Now a programs coordinator at the Alliance for Accountability Advocates Zambia, a nonprofit aimed at promoting youth-, citizen-, and community-led accountability, Christabel is working to educate young leaders about the importance of information sharing in maintaining civil liberties.
“When the media documents a story well, it is easy for citizens to hold duty bearers to account as custodians of resources on behalf of the public,” Christabel says.
But in her work with young adults, Christabel has observed a general detachment among the youth from matters of civic import, and she attributes the dispassion to limited resources.
“Not all young people are interested in governance issues, not because they do not want to be interested, but because the information they need is not easily accessible,” she says.
As she sees it, young leaders can’t hold those in power to account if they themselves don’t have access to information; rather, Christabel advocates for a well-informed generation, one both capable of identifying wrongdoing and emboldened to speak out against it.

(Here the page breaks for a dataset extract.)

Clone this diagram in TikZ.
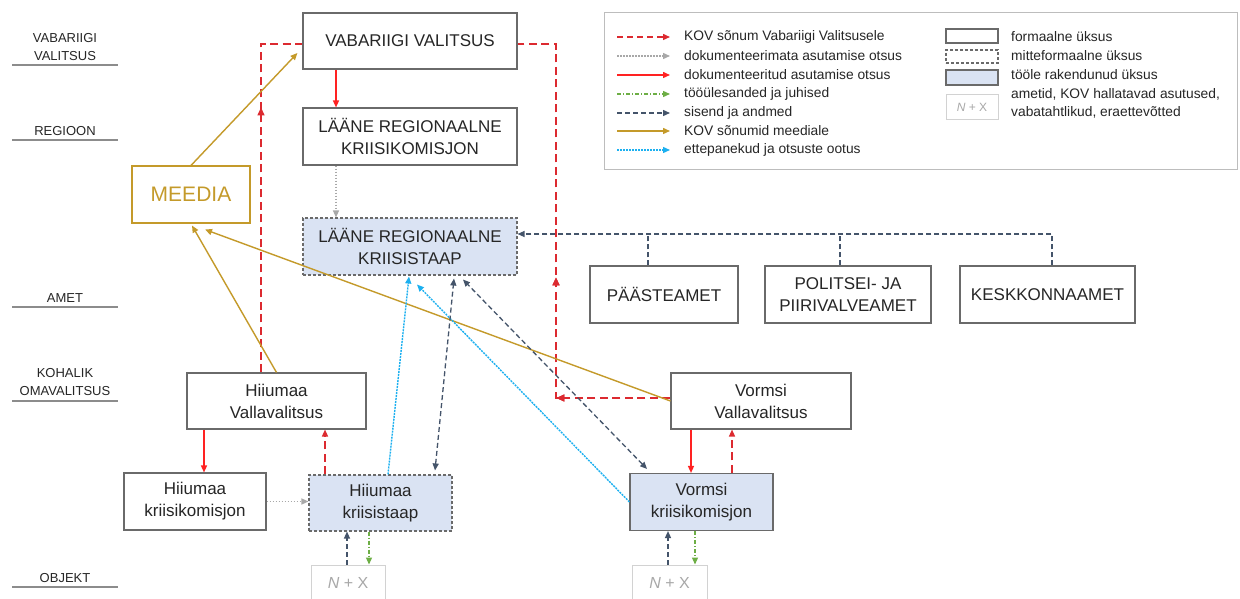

“So many young adults don’t realize that the information they have or should have is a very powerful tool that can be and should be used for advocacy.
“They don’t realize that the nation in so many ways depends on them to make decisions,” says Christabel.
Christabel advises others interested in holding their leaders to account to first learn as much as they can about the world around them, fostering a culture of information sharing.
“Young adults have to continue learning new skills, they have to learn the laws of the land.
“They also need to be aggressive at times, lobbying for information from all sources,” Christabel says. “They should be good researchers.”
Christabel urges young leaders, as they do this, to look outside their field of interest and to engage with actors across the state, with each connection setting the stage for a better-informed community.
“I learned from my work that you need to be consistent and courageous to pursue social accountability matters,” she says.
For Christabel, a perfect world is one where people “don’t have to fight for what’s theirs. It’s a world of peace.”
Today, Christabel is working to expose the truth and to get other young leaders to do the same because, as she sees it, that’s what leadership is.
“It’s being responsible for one and for all,” Christabel says.